The workload can be overwhelming at peak seasons. Create a daily and weekly task list. Focus on high-priority jobs first. Consider trading labor with a neighboring gardener or hiring part-time local help during your busiest weeks.

FAQs About Truck Gardening

What’s the difference between a truck garden and a market garden?

The terms are often used interchangeably. However, “truck garden” traditionally emphasizes the direct, local sales aspect (transporting by truck), while “market garden” is a broader term for small-scale commercial growing. In practice, they are very similar.

How much money can you make from a truck garden?

Income varies widely based on scale, crop selection, marketing, and location. A well-managed, one-acre truck garden can generate a significant part-time or full-time income, especially with high-value crops and direct sales. Keeping good records is essential to understand your profitibility.

What are the best crops for a beginner truck gardener?

Start with reliable, fast-growing crops like lettuce mixes, radishes, bush beans, zucchini, and garlic. These are generally easier to grow, have fewer pest problems, and sell consistently, giving you confidence as you learn.

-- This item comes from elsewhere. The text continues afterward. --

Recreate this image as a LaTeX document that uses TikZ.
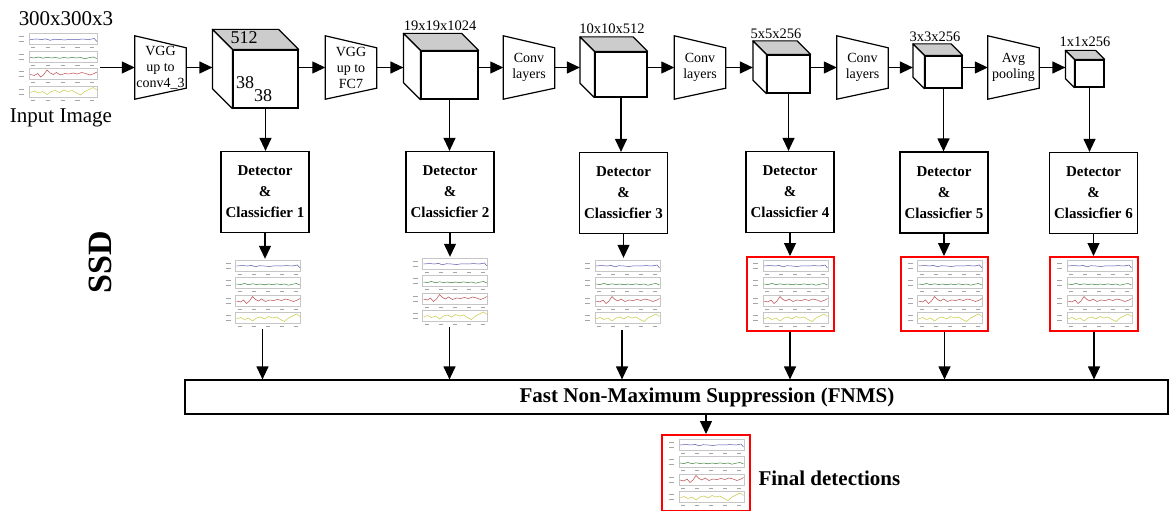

Do I need organic certification?

Not necessarily. Many small-scale growers use organic practices but forego the costly and paperwork-intensive certification process. Instead, they practice “certified naturally grown” or simply build trust with their customers through transparency and open farm days.

Starting a truck garden is a journey of continuous learning. It connects you to the land, to your food, and to your community in a tangible way. Begin small, focus on soil health, and listen to both your plants and your customers. Each season will bring new lessons and rewards, making all the effort worthwhile.